Jakarta, Gatra.com – Pakar hukum tata negara dari Universitas Krisnadwipayana (Unkris) Jakarta, Dr. Muchtar Herman Putra, S.H., M.H., mangatakan, Mahkamah Agung (MA) tidak bisa dibubarkan meski sejumlah hakim kerap terjaring operasi tangkap tangan (OTT) karena terlibat korupsi.
“Mahkamah Agung (MA) tidak bisa dibubarkan,” kata Muchtar dalam webinar bertajuk “Mendesak Reformasi Hukum Total” pada Jumat petang (18/11).
Baca Juga: Jokowi Didesak Segera Reformasi Total MA
Muchtar mengungkapkan, belakangan ini kembali menyeruak seruan agar MA dibubarkan setelah dua hakim agung, yakni Sudrajad Dimyati dan Gazalba Saleh? serta beberapa pegawai MA kembali terjerat kasus suap jual beli perkara.
“Banyak masyarakat sekarang menghujat MA. Ketika Sudrajad ditangkap tangan, itu tidak begitu ramai, tapi sekarang ada yang minta MA dibubarkan. Rakyat sudah jenuh, minta [MA] dibubarkan,” ujarnya.
Ia menjelaskan, MA tidak bisa dibubarkan karena memang lembaga yudikatif tesebut tidak boleh dihilangkan. Pasalnya, sesuai konsep Trias Politica, sistem pemerintahan terdiri dari 3 lembaga negara.
Adapun ketiga lembaga negara tersebut, yakni eksekutif atau pemerintahan, legislatif (DPR), dan yudikatif (atau peradilan). Adapun yang boleh dilakukan adalah mereformasi MA, di antaranya memecat hakim-hakim yang tidak berintegritas dan profesional.
“Yang boleh itu kata Pak Prof. Gayus [Lumbuun], airnya ditumpahkan yang kotornya, baru ember itu diisi ulang [air besih/pejabat bersih],” katanya.
Selain itu, lanjut Muchtar, Komisi Yudisial (KY) selaku lembaga yang merekrut calon hakim, jangan lagi mengusulkan calon-calon hakim agung yang berpotensi tidak profesional dan berintegritas atau disebut dengan istilah sampah (garbage).
“Jangan sampah yang dimasukkan sebagaimana disampaikan Prof. Faisal [Santigo]. Tapi kebutuhan objektif yang dimasukkan, yaitu calon-calon hakim itu bukan hanya kredibel dan kapabel, tetapi punya loyalitas terhadap bangsa, Negara, dan rakyat,” ucapnya.

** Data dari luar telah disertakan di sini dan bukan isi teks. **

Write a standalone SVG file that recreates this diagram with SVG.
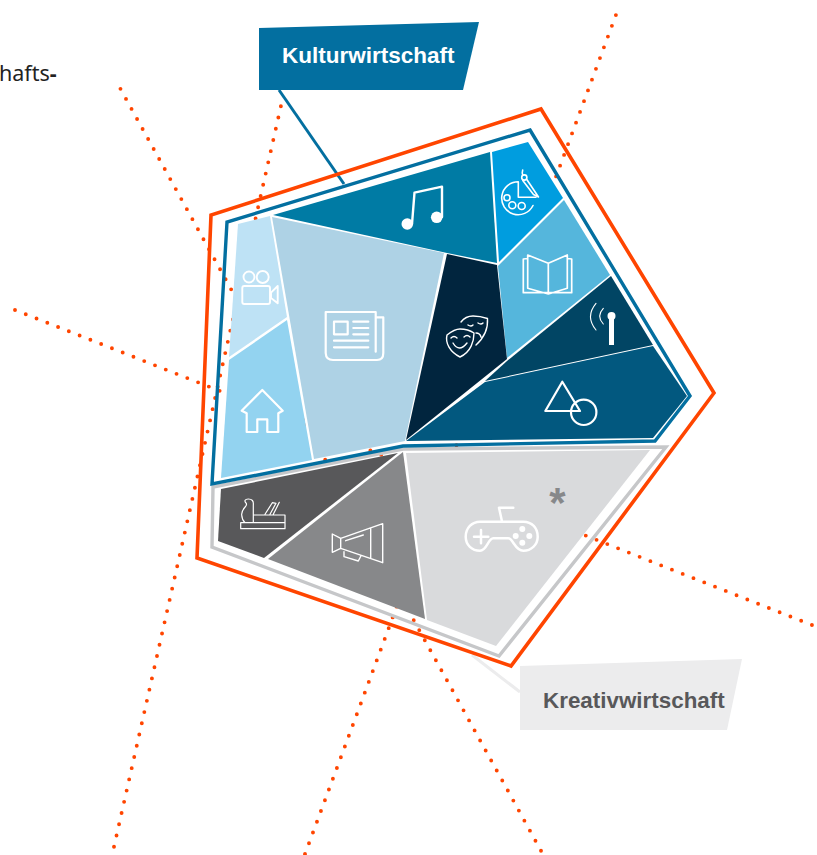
<svg xmlns="http://www.w3.org/2000/svg" width="817" height="855" viewBox="0 0 817 855">
<style>
.dots{fill:none;stroke:#ff4500;stroke-width:3.9;stroke-linecap:round;stroke-dasharray:0 11.5}
.ic{fill:none;stroke:#fff;stroke-width:2.2;stroke-linejoin:round;stroke-linecap:round}
.lab{font-family:"Liberation Sans",Arial,sans-serif;font-weight:700}
</style>
<rect width="817" height="855" fill="#fff"/>
<text x="-1" y="80.5" font-family="'Noto Sans',sans-serif" font-size="21.5" fill="#222">hafts<tspan font-weight="700">-</tspan></text>
<g id="connectors">
<path class="dots" style="stroke-dasharray:0 11.45" d="M541 850.7L120 88"/>
<path class="dots" d="M114 846.7L281.5 103.5"/>
<path class="dots" style="stroke-dasharray:0 11.47" d="M305 854L616.3 14"/>
<path class="dots" style="stroke-dasharray:0 11.58" d="M15 310L812 625"/>
<path d="M279 90L344 184" fill="none" stroke="#036fa0" stroke-width="3"/>
<path d="M472 655L520 692" fill="none" stroke="#ececed" stroke-width="3"/>
</g>
<g id="gaps" fill="none" stroke="#fff" stroke-width="5">
<path d="M405 441L447 253M272 216L314 460M229 358L288 318M272 216L497 264M491 152L498 264L507 359L405 441M498 264L564 199M507 359L611 275M405 450L426 620M266 559L403 452"/>
</g>
<g id="seg-music"><polygon points="273,215 490,152 497,263 447,253" fill="#007ba4"/><path class="ic" style="stroke-width:2.4" d="M412 224L414.5 192.7L442 186.7L442 217"/><circle cx="407.3" cy="224" r="5.8" fill="#fff"/><circle cx="436.7" cy="217.3" r="5.8" fill="#fff"/></g>
<g id="seg-palette"><polygon points="492,152 528,142 563,198 499,262" fill="#009ddf"/><g class="ic" style="stroke-width:1.6"><path d="M518.3 181.7A16.5 16.5 0 1 0 533 205.5M518.3 181.7V197.3H536"/><circle cx="507" cy="197.7" r="3"/><circle cx="512.3" cy="205.3" r="3.5"/><circle cx="521.7" cy="206" r="3.5"/><path d="M526.8 179.5L538.5 197L533.5 194.5L522.8 180.5"/><circle cx="524.3" cy="177.5" r="2.6"/><path d="M522.8 175C522 173 522.2 171.5 522.7 170"/></g></g>
<g id="seg-book"><polygon points="564,200 610,275 507,358 498,266" fill="#55b6dc"/><path class="ic" style="stroke-width:1.7" d="M527.7 258.5L523.3 259V292.7H571.7V259L567.3 258.5M527.7 255L548.3 263.3L567.3 255V288.3L548.3 294L527.7 288.3ZM548.3 263.3V294"/></g>
<g id="seg-radio"><polygon points="611,276 653,345 485,381 507,361" fill="#014564"/><rect x="609" y="316" width="5" height="29" fill="#fff"/><circle cx="611.5" cy="316" r="4" fill="#fff"/><path class="ic" style="stroke-width:1.1" d="M596 303.3Q585 316.5 596 330M603.3 308.3Q596 316 603.3 324"/></g>
<g id="seg-shapes"><polygon points="653,346 687,396 653,438 406,441 485,382" fill="#02587f"/><g class="ic" style="stroke-width:2.2"><path d="M562.3 381.7L580 411H545.3Z"/><circle cx="583.7" cy="412.3" r="12.7"/></g></g>
<g id="seg-theatre"><polygon points="447,254 497,265 507,359 406,440" fill="#01253e"/><g class="ic" style="stroke-width:1.4"><path d="M447 335C452 331 456 329 460 329C466 329 471 331 474 333C474 341 471 352 460 357C450 352 445 343 447 335Z"/><path d="M461 322C464 318 468 316 473 316C478 316 483 317 487.5 318.5C488 326 486 336 476 345M451 338Q454 335 457 338M464 337Q467 334 470 337M453 343Q459 353 467 343M468 325Q471 327 473 325M478 323Q481 325 483 323M476 333Q480 333 481 337"/></g></g>
<g id="seg-news"><polygon points="272,217 444,253 405,441 314,459" fill="#aed2e5"/><g class="ic"><path d="M375.7 351.7V312H325.7V353Q326 360 333 360H377Q383.3 360 383.3 353V317.3H375.7"/><rect x="334" y="321.7" width="13.7" height="12.6"/><path d="M353.3 321.7H368.3M353.3 328H368.3M353.3 334.3H368.3M334 340.7H368.3M334 347.3H368.3"/></g></g>
<g id="seg-film"><polygon points="238,224 270,216 287,317 229,357" fill="#bee2f5"/><g class="ic" style="stroke-width:1.9"><circle cx="249" cy="277" r="5.5"/><circle cx="262.7" cy="277" r="6"/><rect x="242.3" y="286" width="27.7" height="18" rx="2"/><path d="M271 292.7L277.7 286V303.3L271 298Z"/></g></g>
<g id="seg-house"><polygon points="287,320 312,460 221,478 229,360" fill="#93d3f0"/><path class="ic" d="M262.3 390L282.7 410.7L278.3 413.3V432H267.3V419.3H257.3V432H246.7V413.3L241.7 410.7Z"/></g>
<g id="seg-plane"><polygon points="221,489 398,453 264,558 218,541" fill="#58585a"/><g class="ic" style="stroke-width:1.2"><path d="M240.7 522.7H285V528.7H240.7ZM253.3 522.7V515H285V522.7M253.3 515V505Q254 499 248.3 499C245 499 244 501 246 503C249 506 241 508 241.7 515Q242 520 245 522.7M265 514.3L272.3 502.7L276 503.3L270 514.3M273.3 514.3L279.3 502.3"/></g></g>
<g id="seg-horn"><polygon points="403,452 425,619 268,559" fill="#87888a"/><g class="ic" style="stroke-width:1.4"><path d="M332.3 534L340.7 538.3V548.3L332.3 552.3ZM340.7 538.3L382.7 523.7V562.7L340.7 548.3M370.7 528.3V558.3M345.7 540.7L363.3 535M344 551.7V556.7L358.3 561L361 555.7"/></g></g>
<g id="seg-game"><polygon points="406,453 650,450 496,646 427,620" fill="#d9dadc"/><g class="ic" style="stroke-width:2.5"><path d="M480 521.7H523.3C532 521.7 537.7 528 537.7 536.7C537.7 545 531 550.7 523.3 550.7C515 550.7 513 538.3 508.3 538.3H493.3C488 538.3 487 550.7 480 550.7C472 550.7 465.7 545 465.7 536.7C465.7 528 472 521.7 480 521.7ZM501.7 520L499 507.7H513.3M474 536.7H488.3M481 530V543.3"/></g><g fill="#fff"><circle cx="522.3" cy="529" r="3"/><circle cx="515.7" cy="536" r="3"/><circle cx="529.3" cy="536" r="3"/><circle cx="522.3" cy="542.7" r="3"/></g><text class="lab" x="557.5" y="517" font-size="42" text-anchor="middle" fill="#87888a">*</text></g>
<g id="outlines" fill="none" stroke-linejoin="miter">
<polygon id="outline-kreativ" points="666,447 499,656 212,547 213,487 403,449" stroke="#c6c7c9" stroke-width="3.4"/>
<polygon id="outline-kultur" points="530,130 690,396 655,441 403,446 212,484 227,222" stroke="#036fa0" stroke-width="3.4"/>
<polygon id="outline-all" points="541,109 714,393 511,666 197,558 211,215" stroke="#ff4500" stroke-width="3.6"/>
</g>
<g id="label-kultur"><polygon points="259,28 479,22 463,90 259,90" fill="#036fa0"/><text class="lab" x="282" y="63" font-size="22.5" fill="#fff">Kulturwirtschaft</text></g>
<g id="label-kreativ"><polygon points="520,666 742,659 727,730 520,730" fill="#ececed"/><text class="lab" x="543" y="708" font-size="22.4" fill="#58585a">Kreativwirtschaft</text></g>
</svg>
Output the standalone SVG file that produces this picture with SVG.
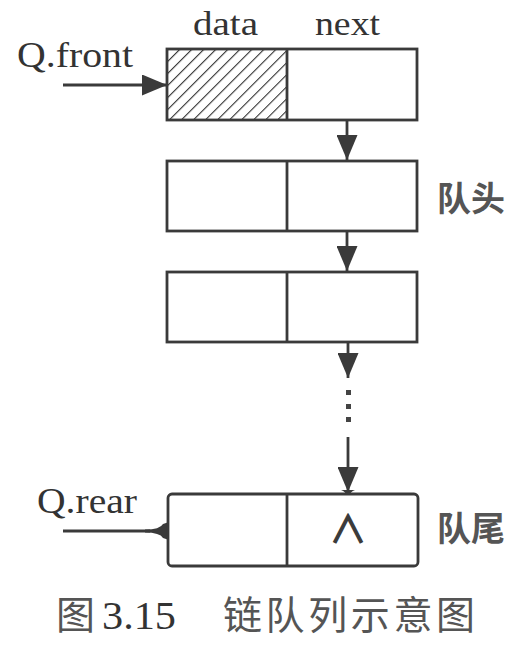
<svg xmlns="http://www.w3.org/2000/svg" width="514" height="647" viewBox="0 0 514 647">
<defs>
<style>
.box{fill:#fff;stroke:#3a3a3a;stroke-width:2.8}
.ln{stroke:#3a3a3a;stroke-width:2.8;fill:none}
.lat{font-family:"Liberation Serif","Times New Roman",serif;fill:#333}
.cjk{font-family:"Noto Sans CJK SC",sans-serif;fill:#555}
.dot{fill:#444}
</style>
<pattern id="hatch" patternUnits="userSpaceOnUse" width="8.5" height="8.5" patternTransform="rotate(45)">
<line x1="0" y1="0" x2="0" y2="8.5" stroke="#333" stroke-width="2.2"/>
</pattern>
<marker id="ah" markerUnits="userSpaceOnUse" markerWidth="25" markerHeight="21" refX="25" refY="10.5" orient="auto">
<path d="M0,0 L25,10.5 L0,21 z" fill="#3a3a3a"/>
</marker>
</defs>

<g id="connectors">
<line class="ln" x1="63" y1="85" x2="167" y2="85" marker-end="url(#ah)"/>
<line class="ln" x1="347" y1="88" x2="347" y2="160" marker-end="url(#ah)"/>
<line class="ln" x1="347" y1="198" x2="347" y2="271" marker-end="url(#ah)"/>
<line class="ln" x1="348" y1="310" x2="348" y2="378" marker-end="url(#ah)"/>
<rect class="dot" x="346" y="390" width="5" height="5"/>
<rect class="dot" x="346" y="404" width="5" height="5"/>
<rect class="dot" x="346" y="417" width="5" height="5"/>
<line class="ln" x1="348" y1="437" x2="348" y2="492" marker-end="url(#ah)"/>
<path d="M341,490 Q346,492 346,495 L350,495 Q350,492 355,490 z" fill="#3a3a3a"/>
<line class="ln" x1="63" y1="531" x2="150" y2="531"/>
<path d="M145,529.5 Q160,529.5 163,524 L169,522 L169,540 L163,538 Q160,532.5 145,532.5 z" fill="#3a3a3a"/>
</g>

<g id="node1">
<rect class="box" x="167" y="49" width="250" height="71"/>
<rect x="168" y="50" width="119" height="69" fill="url(#hatch)"/>
<line class="ln" x1="287" y1="49" x2="287" y2="120"/>
</g>

<g id="node2">
<rect class="box" x="167" y="161" width="250" height="70"/>
<line class="ln" x1="287" y1="161" x2="287" y2="231"/>
</g>

<g id="node3">
<rect class="box" x="167" y="272" width="250" height="70"/>
<line class="ln" x1="287" y1="272" x2="287" y2="342"/>
</g>

<g id="node4">
<rect class="box" x="168" y="494" width="250" height="72" rx="4"/>
<line class="ln" x1="287" y1="494" x2="287" y2="566"/>
<text x="348" y="543" text-anchor="middle" font-family="Noto Sans CJK SC, sans-serif" font-weight="400" font-size="37" fill="#3a3a3a" stroke="#3a3a3a" stroke-width="1.3">∧</text>
</g>

<g id="labels">
<text class="lat" x="193" y="35" font-size="34" textLength="65" lengthAdjust="spacingAndGlyphs">data</text>
<text class="lat" x="315" y="35" font-size="34" textLength="65" lengthAdjust="spacingAndGlyphs">next</text>
<text class="lat" x="17" y="67" font-size="35" textLength="116" lengthAdjust="spacingAndGlyphs">Q.front</text>
<text class="lat" x="37" y="513" font-size="35" textLength="100" lengthAdjust="spacingAndGlyphs">Q.rear</text>
<text class="cjk" x="437" y="211" font-size="34" font-weight="bold">队头</text>
<text class="cjk" x="437" y="541" font-size="34" font-weight="bold">队尾</text>
<text x="56" y="629" font-size="39" fill="#555"><tspan class="cjk">图</tspan><tspan class="lat" x="102" fill="#555" textLength="74" lengthAdjust="spacingAndGlyphs">3.15</tspan><tspan class="cjk" x="223" textLength="252" lengthAdjust="spacing">链队列示意图</tspan></text>
</g>
</svg>
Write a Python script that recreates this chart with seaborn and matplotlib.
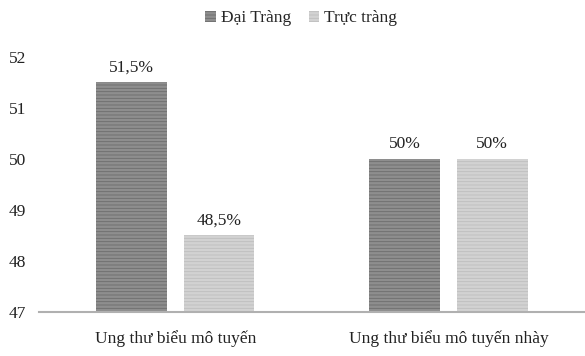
import numpy as np
import pandas as pd
import matplotlib
matplotlib.use("Agg")
import matplotlib.pyplot as plt
import seaborn as sns
from matplotlib.patches import Patch

# data
categories = ["Ung thư biểu mô tuyến", "Ung thư biểu mô tuyến nhày"]
series = ["Đại Tràng", "Trực tràng"]
dai_trang = [51.5, 50.0]
truc_trang = [48.5, 50.0]
value_labels = {"Đại Tràng": ["51,5%", "50%"], "Trực tràng": ["48,5%", "50%"]}

df = pd.DataFrame({
    "loai": categories * 2,
    "vitri": [series[0]] * 2 + [series[1]] * 2,
    "tyle": dai_trang + truc_trang,
})

sns.set_theme(style="white")
plt.rcParams["font.family"] = ["Liberation Serif", "DejaVu Serif"]
plt.rcParams["hatch.linewidth"] = 0.6

fig = plt.figure(figsize=(5.85, 3.56), dpi=100)
ax = fig.add_axes([0.066, 0.124, 0.934, 0.716])

pal = {"Đại Tràng": "#8e8e8e", "Trực tràng": "#d2d2d2"}
sns.barplot(data=df, x="loai", y="tyle", hue="vitri", palette=pal,
            width=0.64, gap=0.19, ax=ax, legend=False)

hatch_cols = ["#6c6c6c", "#bdbdbd"]
for cont, s, hc in zip(ax.containers, series, hatch_cols):
    for bar in cont:
        bar.set_hatch("-----")
        bar.set_edgecolor(hc)
        bar.set_linewidth(0)
    ax.bar_label(cont, labels=value_labels[s], padding=5, fontsize=12.5, color="#222222")

ax.set_ylim(47, 52)
ax.set_xlim(-0.5, 1.5)
ax.set_yticks([47, 48, 49, 50, 51, 52])
ax.set_xlabel("")
ax.set_ylabel("")
ax.tick_params(axis="both", length=0, labelsize=12.5, colors="#222222")
ax.tick_params(axis="x", pad=13)
ax.tick_params(axis="y", pad=9)
for side in ["left", "right", "top"]:
    ax.spines[side].set_visible(False)
ax.spines["bottom"].set_color("#b0b0b0")
ax.spines["bottom"].set_linewidth(1.5)

handles = [Patch(facecolor=pal[s], edgecolor=h, hatch="-----", linewidth=0)
           for s, h in zip(series, hatch_cols)]
fig.legend(handles, series, loc="upper center", bbox_to_anchor=(0.515, 1.015), ncol=2,
           frameon=False, fontsize=12.5, handlelength=0.6, handleheight=0.6,
           handletextpad=0.3, columnspacing=1.0)

fig.savefig("out.png", dpi=100)
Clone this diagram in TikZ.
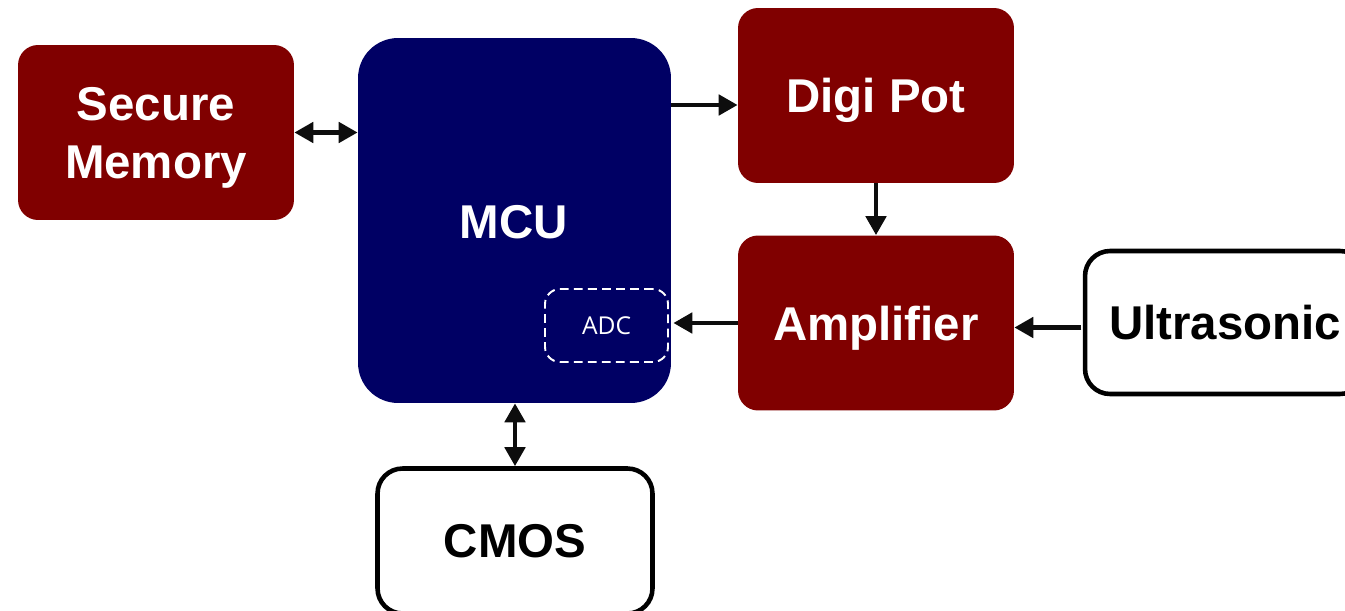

Ia menjelaskan, KY merupakan cita-cita dari Reformasi, yakni membentuk tiga komisi adalah KY, Komisi Pemberantasan Korupsi (KPK), dan Mahkamah Konstitusi (MK). Sedangkan MK, menguji Undang-Undang (UU) yang dianggap bertentangan dengan konstitusi Udang-Undang Dasar (UUD) 1945. “KPK dalam rangka meberantas koruptor,” katanya.
Baca Juga: LEHI Minta Jokowi Reformasi Hukum di Sisa Masa Jabatannya
Adapun KY, lembaga yang “memproduksi” calon-calon hakim agung yang betul-betul mencintai Republik ini. KY ini merupakan bagian hulu untuk melahirkan benteng terakhir yang menjadi wakil Tuhan di bumi.
“Jangan ada lagi teriakkan dari masyarakat, hukum tajam ke bawah tumpul ke atas, kita sebagai akademisi, malu,” ucapnya.